AI-Powered Tab Organization
Safari 27 analyzes open pages and automatically groups similar ones together. The feature is designed to reduce the clutter that builds up when users have dozens of tabs open at once. Early testing produced mixed results, but the concept is promising.
Apple is also introducing a tool called Notify Me. Users type a plain-English instruction telling Safari to watch a specific webpage for changes. The browser monitors the page in the background after the tab is closed and sends a notification when something updates.
Build Your Own Browser Extension
Safari 27 lets users create custom browser extensions — small programs that change how websites look or behave — using plain-English prompts. Apple says the feature makes website customization accessible to people with no coding experience. In hands-on testing, one extension built in roughly three minutes successfully changed webpage colors, though it disrupted some other page elements. Users can refine results by adjusting their prompts.

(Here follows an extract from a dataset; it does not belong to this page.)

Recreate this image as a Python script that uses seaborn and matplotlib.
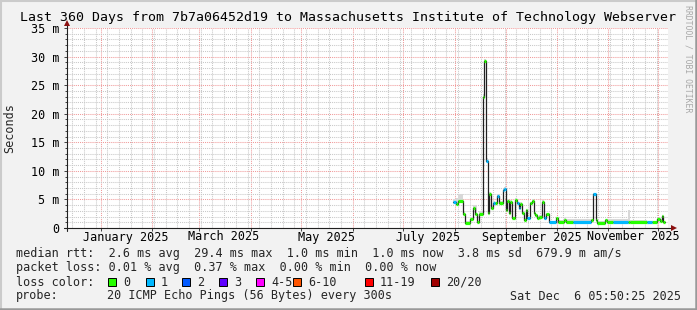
import numpy as np
import pandas as pd
import matplotlib
matplotlib.use("Agg")
import matplotlib.pyplot as plt
import matplotlib.dates as mdates
from matplotlib.ticker import MultipleLocator, FixedLocator, FixedFormatter, NullFormatter
from matplotlib.patches import Rectangle
from matplotlib.lines import Line2D
import seaborn as sns

# ---------------- data ----------------
times = [
    "2025-07-31 00:00", "2025-08-01 20:00", "2025-08-03 00:00", "2025-08-06 00:00",
    "2025-08-07 06:00", "2025-08-10 12:00", "2025-08-11 18:00", "2025-08-13 06:00",
    "2025-08-14 12:00", "2025-08-15 15:00", "2025-08-17 18:00", "2025-08-18 08:00",
    "2025-08-19 20:00", "2025-08-20 18:00", "2025-08-21 08:00", "2025-08-22 20:00",
    "2025-08-24 00:00", "2025-08-25 06:00", "2025-08-26 12:00", "2025-08-27 15:00",
    "2025-08-29 18:00", "2025-08-30 15:00", "2025-08-31 12:00", "2025-09-01 10:00",
    "2025-09-02 08:00", "2025-09-03 04:00", "2025-09-04 08:00", "2025-09-06 04:00",
    "2025-09-07 08:00", "2025-09-08 06:00", "2025-09-09 04:00", "2025-09-10 08:00",
    "2025-09-11 06:00", "2025-09-12 18:00", "2025-09-13 15:00", "2025-09-15 04:00",
    "2025-09-16 08:00", "2025-09-17 06:00", "2025-09-18 04:00", "2025-09-19 08:00",
    "2025-09-20 12:00", "2025-09-22 08:00", "2025-09-23 06:00", "2025-09-24 12:00",
    "2025-09-26 06:00", "2025-09-30 18:00", "2025-10-01 15:00", "2025-10-05 12:00",
    "2025-10-06 18:00", "2025-10-11 00:00", "2025-10-21 18:00", "2025-10-23 00:00",
    "2025-10-24 18:00", "2025-10-25 12:00", "2025-10-30 00:00", "2025-10-31 06:00",
    "2025-11-04 00:00", "2025-11-12 20:00", "2025-11-14 00:00", "2025-11-24 06:00",
    "2025-11-27 06:00", "2025-11-30 06:00", "2025-12-01 18:00", "2025-12-03 00:00",
    "2025-12-03 20:00", "2025-12-05 00:00",
]
median_ms = [
    4.5, 4.2, 4.8, 2.4, 0.9, 1.6, 3.5, 2.4, 1.0, 2.4, 23.0, 29.3,
    11.8, 2.6, 6.0, 3.5, 4.4, 4.3, 5.6, 4.4, 6.6, 6.8, 3.1, 4.7,
    2.6, 4.6, 1.7, 4.9, 4.3, 3.5, 4.2, 2.7, 1.4, 3.1, 1.7, 4.3,
    4.8, 2.7, 2.2, 1.8, 2.0, 4.6, 1.7, 2.4, 1.0, 1.8, 1.1, 1.4,
    1.0, 1.0, 1.4, 5.9, 1.4, 0.9, 1.4, 1.0, 1.0, 1.0, 1.0, 1.0,
    1.0, 1.6, 1.2, 2.1, 1.0, 1.0,
]
loss_count = [
    1, 0, 0, 0, 0, 0, 0, 0, 0, 0, 0, 0,
    1, 0, 0, 0, 1, 0, 1, 0, 1, 1, 0, 0,
    0, 0, 0, 0, 1, 1, 0, 0, 0, 0, 1, 0,
    0, 0, 0, 0, 0, 0, 1, 0, 1, 0, 0, 0,
    0, 1, 0, 1, 0, 0, 0, 0, 1, 0, 0, 1,
    0, 0, 0, 0, 0, 0,
]
smoke_hi_ms = [
    5.0, 5.2, 6.0, 3.0, 1.3, 2.0, 4.0, 4.0, 1.3, 2.9, 23.4, 29.6,
    12.2, 3.0, 6.3, 3.8, 4.8, 4.6, 5.9, 4.7, 6.9, 7.1, 3.4, 5.0,
    2.9, 4.9, 2.0, 5.2, 4.6, 3.8, 4.5, 3.0, 1.7, 3.4, 2.0, 4.6,
    5.1, 3.0, 2.5, 2.1, 2.3, 4.9, 2.0, 2.7, 1.3, 2.0, 1.4, 1.7,
    1.5, 1.5, 1.6, 6.1, 1.6, 1.3, 1.6, 1.5, 1.5, 3.1, 1.4, 1.3,
    1.3, 1.8, 1.5, 2.3, 1.3, 1.3,
]

loss_labels = ["0", "1", "2", "3", "4-5", "6-10", "11-19", "20/20"]
loss_colors = ["#26ff00", "#00b8ff", "#0059ff", "#5e00ff",
               "#ff00ff", "#ff5500", "#ff0000", "#a00000"]

y_ticks = [0, 5, 10, 15, 20, 25, 30, 35]
y_tick_labels = ["0", "5 m", "10 m", "15 m", "20 m", "25 m", "30 m", "35 m"]
x_label_dates = ["2025-01-16", "2025-03-16", "2025-05-16",
                 "2025-07-16", "2025-09-16", "2025-11-16"]
x_label_texts = ["January 2025", "March 2025", "May 2025",
                 "July 2025", "September 2025", "November 2025"]

title = "Last 360 Days from 7b7a06452d19 to Massachusetts Institute of Technology Webserver"
stat_line1 = "median rtt:  2.6 ms avg  29.4 ms max  1.0 ms min  1.0 ms now  3.8 ms sd  679.9 m am/s"
stat_line2 = "packet loss: 0.01 % avg  0.37 % max  0.00 % min  0.00 % now"
probe_text = "20 ICMP Echo Pings (56 Bytes) every 300s"
stamp_text = "Sat Dec  6 05:50:25 2025"
x_start = "2024-12-11 18:00"
x_end = "2025-12-06 18:00"

# ---------------- figure ----------------
sns.set_style("white")
MONO = ["DejaVu Sans Mono"]
plt.rcParams["font.family"] = MONO
plt.rcParams["font.size"] = 8.5

W, H = 697, 310
fig = plt.figure(figsize=(W / 100, H / 100), dpi=100, facecolor="#f2f2f2")

def fx(px):
    return px / W

def fy(py):
    return 1 - py / H

L, R, T, B = 66.7, 668.0, 28.0, 228.0
ax = fig.add_axes([fx(L), fy(B), (R - L) / W, (B - T) / H])
ax.set_facecolor("white")

t = pd.to_datetime(times)
med = np.array(median_ms)
loss = np.array(loss_count)
smoke = np.array(smoke_hi_ms)

# smoke (spread of pings)
ax.fill_between(t, med, smoke, step="post", color="#d8d8d8", lw=0, zorder=2)

# median line
sns.lineplot(x=t, y=med, drawstyle="steps-post", color="#202020",
             linewidth=0.9, estimator=None, sort=False, legend=False, ax=ax, zorder=3)

# loss-coloured median bands
for lvl, col in enumerate(loss_colors):
    idx = [i for i in range(len(med) - 1) if loss[i] == lvl]
    if idx:
        ax.hlines([med[i] for i in idx], [t[i] for i in idx], [t[i + 1] for i in idx],
                  colors=col, linewidth=2.3, zorder=4, capstyle="butt")

ax.set_xlim(pd.Timestamp(x_start), pd.Timestamp(x_end))
ax.set_ylim(0, 35)
ax.set_xlabel("")
ax.set_ylabel("")

# grid
ax.xaxis.set_major_locator(mdates.MonthLocator())
ax.xaxis.set_minor_locator(mdates.WeekdayLocator(byweekday=mdates.SU))
ax.xaxis.set_major_formatter(NullFormatter())
ax.xaxis.set_minor_formatter(NullFormatter())
ax.yaxis.set_major_locator(FixedLocator(y_ticks))
ax.yaxis.set_major_formatter(FixedFormatter(y_tick_labels))
ax.yaxis.set_minor_locator(MultipleLocator(1))

ax.grid(which="minor", color="#c8c8c8", linestyle=(0, (1, 1)), linewidth=0.75, zorder=0)
ax.grid(which="major", color="#f09a9a", linestyle=(0, (1, 1)), linewidth=0.75, zorder=1)
ax.set_axisbelow(True)

for s in ax.spines.values():
    s.set_visible(False)

ax.tick_params(axis="y", which="major", direction="out", length=2.5, width=0.7,
               color="#404040", pad=3.0, labelsize=8.5, labelcolor="#000000", left=True)
ax.tick_params(axis="y", which="minor", direction="out", length=1.2, width=0.7,
               color="#404040", left=True)
ax.tick_params(axis="x", which="major", direction="out", length=2.0, width=0.7,
               color="#404040", bottom=True)
ax.tick_params(axis="x", which="minor", length=0, bottom=False)

# month labels
xt = ax.get_xaxis_transform()
for d, lab in zip(x_label_dates, x_label_texts):
    ax.text(pd.Timestamp(d), -9 / (B - T), lab, transform=xt, ha="center", va="center",
            fontsize=8.5, color="#000000")

# axes lines with arrows
fig.add_artist(Line2D([fx(L), fx(672)], [fy(B), fy(B)], color="#202020", lw=0.8))
fig.add_artist(Line2D([fx(L), fx(L)], [fy(231), fy(24)], color="#202020", lw=0.8))
fig.add_artist(Line2D([fx(L - 3), fx(L)], [fy(B), fy(B)], color="#202020", lw=0.8))
fig.add_artist(Line2D([fx(674)], [fy(B)], marker=">", markersize=5, color="#8b1010",
                      markeredgewidth=0, linestyle="none"))
fig.add_artist(Line2D([fx(L)], [fy(23)], marker="^", markersize=5, color="#8b1010",
                      markeredgewidth=0, linestyle="none"))

# title and labels
fig.text(fx(348.5), fy(18), title, ha="center", va="center", fontsize=9.55, color="#000000")
fig.text(fx(10), fy(128), "Seconds", rotation=90, ha="center", va="center", fontsize=8.5)
fig.text(fx(688), fy(5), "RRDTOOL / TOBI OETIKER", rotation=-90, ha="center", va="top",
         fontsize=5.9, color="#a8a8a8")

# legend block
fig.text(fx(16), fy(254), stat_line1, ha="left", va="center", fontsize=8.5)
fig.text(fx(16), fy(268), stat_line2, ha="left", va="center", fontsize=8.5)
fig.text(fx(16), fy(282), "loss color:", ha="left", va="center", fontsize=8.5)
fig.text(fx(16), fy(296), "probe:", ha="left", va="center", fontsize=8.5)
fig.text(fx(107), fy(296), probe_text, ha="left", va="center", fontsize=8.5)
fig.text(fx(681), fy(296), stamp_text, ha="right", va="center", fontsize=8.5)

sq_x = [108, 146, 182, 219, 256, 293, 365, 431]
for px, lab, col in zip(sq_x, loss_labels, loss_colors):
    fig.add_artist(Rectangle((fx(px), fy(286)), 8 / W, 8 / H, facecolor=col,
                             edgecolor="#000000", linewidth=0.7))
    fig.text(fx(px + 15), fy(282), lab, ha="left", va="center", fontsize=8.5)

# frame shading
fig.add_artist(Line2D([0, 1], [fy(0.8), fy(0.8)], color="#cbcbcb", lw=1.5))
fig.add_artist(Line2D([fx(0.8), fx(0.8)], [0, 1], color="#cbcbcb", lw=1.5))
fig.add_artist(Line2D([0, 1], [fy(308.8), fy(308.8)], color="#999999", lw=1.8))
fig.add_artist(Line2D([fx(695.8), fx(695.8)], [0, 1], color="#999999", lw=1.8))

fig.savefig("out.png", dpi=100, facecolor=fig.get_facecolor())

Extensions built this way sync across Safari on iOS devices as well. Developers also gain a separate new tool to package and distribute web extensions from any operating system without needing Xcode, Apple’s development environment.
Automatic Password Upgrades
Safari 27 connects directly with Apple’s Passwords app to automate credential security. When a password is weak or compromised, users can trigger an upgrade with a single tap. Apple Intelligence — Apple’s on-device AI system — logs into the relevant website, navigates account settings, and changes the password automatically. The process eliminates the need to manually dig through security menus on individual sites.
New Parental Controls
A feature called Ask to Browse gives parents direct oversight of children’s web activity. Children must request permission before opening any new website. Parents receive a notification on their iPhone or Mac to approve or deny the request. The feature works alongside updated communication safety tools that block violent content and graphic imagery across the system.
Interactive 3D Models
Websites can now display interactive 3D models natively on standard Apple devices. Apple previously limited the HTML model element — the underlying web code that enables 3D content — to its Vision Pro headset. Users on iPhones, iPads, and Macs can now rotate products or preview objects in augmented reality directly from a browser tab. Vision Pro users get an enhanced version that renders web models as fully immersive environments.
Layout Improvements and Bug Fixes
Developers gain access to CSS grid lanes, a tool that allows websites to create masonry-style layouts — staggered, Pinterest-like grids — without relying on heavy JavaScript code. Apple says its engineering team also focused on core stability, rewriting layout code that had been in place for 20 years and shipping more than 1,000 bug fixes since last autumn. One notable fix prevents websites from breaking when users type newer emojis that require extra data, sending them as standard text rather than numeric codes to avoid display errors.